## TASK BRIEF
Your output is the lines from the first one to the one containing "import * as d3 from 'd3'", repeated exactly, with images left out.

## GIVEN DATA
****************************************

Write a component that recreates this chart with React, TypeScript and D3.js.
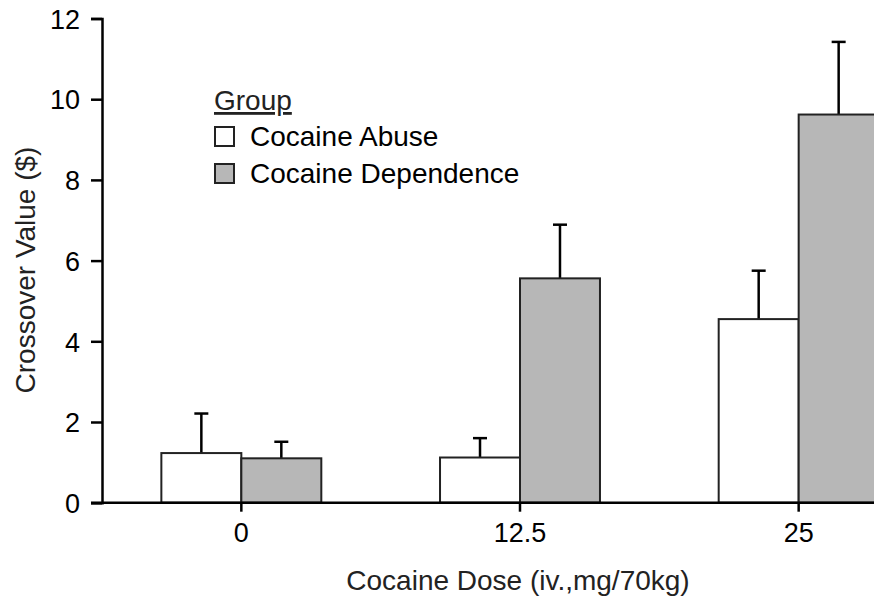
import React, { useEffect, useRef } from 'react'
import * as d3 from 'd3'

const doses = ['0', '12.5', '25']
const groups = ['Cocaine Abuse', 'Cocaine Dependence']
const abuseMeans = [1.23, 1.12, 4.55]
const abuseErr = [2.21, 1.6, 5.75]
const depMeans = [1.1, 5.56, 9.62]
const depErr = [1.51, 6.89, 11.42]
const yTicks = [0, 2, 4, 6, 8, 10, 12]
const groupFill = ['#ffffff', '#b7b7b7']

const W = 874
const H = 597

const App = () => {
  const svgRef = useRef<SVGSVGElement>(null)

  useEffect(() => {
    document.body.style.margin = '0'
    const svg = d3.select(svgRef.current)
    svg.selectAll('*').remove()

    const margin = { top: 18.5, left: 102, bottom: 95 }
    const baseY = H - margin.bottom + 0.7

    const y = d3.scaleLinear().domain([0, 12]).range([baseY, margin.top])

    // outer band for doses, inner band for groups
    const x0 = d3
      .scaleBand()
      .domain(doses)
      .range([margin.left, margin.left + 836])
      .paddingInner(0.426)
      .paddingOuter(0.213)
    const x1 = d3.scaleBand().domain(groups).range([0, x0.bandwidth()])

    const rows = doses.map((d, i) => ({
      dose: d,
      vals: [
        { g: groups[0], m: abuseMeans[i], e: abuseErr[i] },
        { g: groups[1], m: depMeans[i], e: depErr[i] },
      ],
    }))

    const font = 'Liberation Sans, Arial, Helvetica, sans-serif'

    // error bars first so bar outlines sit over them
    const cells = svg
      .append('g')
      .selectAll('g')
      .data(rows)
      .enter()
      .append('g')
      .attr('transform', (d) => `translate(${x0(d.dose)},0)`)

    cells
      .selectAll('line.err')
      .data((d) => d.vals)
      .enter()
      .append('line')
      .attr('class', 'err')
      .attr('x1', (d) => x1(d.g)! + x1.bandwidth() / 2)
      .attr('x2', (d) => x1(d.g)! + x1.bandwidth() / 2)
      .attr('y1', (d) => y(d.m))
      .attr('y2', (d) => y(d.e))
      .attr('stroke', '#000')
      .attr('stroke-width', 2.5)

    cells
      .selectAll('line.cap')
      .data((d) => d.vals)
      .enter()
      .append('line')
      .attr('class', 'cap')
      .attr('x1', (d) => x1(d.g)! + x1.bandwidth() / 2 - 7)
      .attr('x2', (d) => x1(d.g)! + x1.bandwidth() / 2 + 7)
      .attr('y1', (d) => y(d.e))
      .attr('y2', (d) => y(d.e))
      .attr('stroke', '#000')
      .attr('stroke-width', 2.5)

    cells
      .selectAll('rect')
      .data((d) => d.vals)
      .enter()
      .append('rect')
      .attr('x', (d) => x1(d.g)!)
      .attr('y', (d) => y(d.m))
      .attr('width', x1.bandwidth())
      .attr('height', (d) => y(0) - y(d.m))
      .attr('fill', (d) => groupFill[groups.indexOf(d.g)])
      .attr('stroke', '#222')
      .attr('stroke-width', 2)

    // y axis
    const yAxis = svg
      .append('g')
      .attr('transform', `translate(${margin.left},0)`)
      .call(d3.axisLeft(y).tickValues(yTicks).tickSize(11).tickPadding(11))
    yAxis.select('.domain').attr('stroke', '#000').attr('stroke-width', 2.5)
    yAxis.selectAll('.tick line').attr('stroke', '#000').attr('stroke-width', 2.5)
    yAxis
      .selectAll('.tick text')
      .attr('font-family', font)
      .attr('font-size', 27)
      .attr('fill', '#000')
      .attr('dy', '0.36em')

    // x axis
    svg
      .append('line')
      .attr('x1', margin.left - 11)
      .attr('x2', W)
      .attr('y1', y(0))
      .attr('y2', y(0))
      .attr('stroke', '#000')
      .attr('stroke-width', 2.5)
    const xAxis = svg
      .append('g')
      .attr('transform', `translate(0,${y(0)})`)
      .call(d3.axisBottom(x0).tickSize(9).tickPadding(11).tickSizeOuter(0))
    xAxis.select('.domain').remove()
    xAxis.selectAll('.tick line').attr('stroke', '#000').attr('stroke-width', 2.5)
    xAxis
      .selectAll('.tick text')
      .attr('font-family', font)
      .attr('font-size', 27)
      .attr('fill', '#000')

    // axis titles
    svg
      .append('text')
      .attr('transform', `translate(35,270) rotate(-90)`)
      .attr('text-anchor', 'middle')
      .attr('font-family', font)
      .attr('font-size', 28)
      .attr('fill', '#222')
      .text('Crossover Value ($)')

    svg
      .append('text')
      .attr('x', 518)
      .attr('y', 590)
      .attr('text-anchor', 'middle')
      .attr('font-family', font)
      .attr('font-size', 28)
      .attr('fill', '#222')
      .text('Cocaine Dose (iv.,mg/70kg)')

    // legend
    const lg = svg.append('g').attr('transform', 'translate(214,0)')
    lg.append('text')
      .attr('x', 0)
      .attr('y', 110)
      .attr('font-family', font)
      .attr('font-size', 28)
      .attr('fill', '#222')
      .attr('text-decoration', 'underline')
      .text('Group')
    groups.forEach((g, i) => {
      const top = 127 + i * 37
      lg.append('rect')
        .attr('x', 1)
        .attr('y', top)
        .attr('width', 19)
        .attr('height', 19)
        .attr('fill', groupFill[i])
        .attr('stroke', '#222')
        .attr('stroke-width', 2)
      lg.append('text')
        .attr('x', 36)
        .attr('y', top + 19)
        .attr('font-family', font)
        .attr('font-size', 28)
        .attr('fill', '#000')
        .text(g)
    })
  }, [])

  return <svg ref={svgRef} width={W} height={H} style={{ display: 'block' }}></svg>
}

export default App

****************************************

## SOLUTION TO THE PROBLEM
Write a component that recreates this chart with React, TypeScript and D3.js.
import React, { useEffect, useRef } from 'react'
import * as d3 from 'd3'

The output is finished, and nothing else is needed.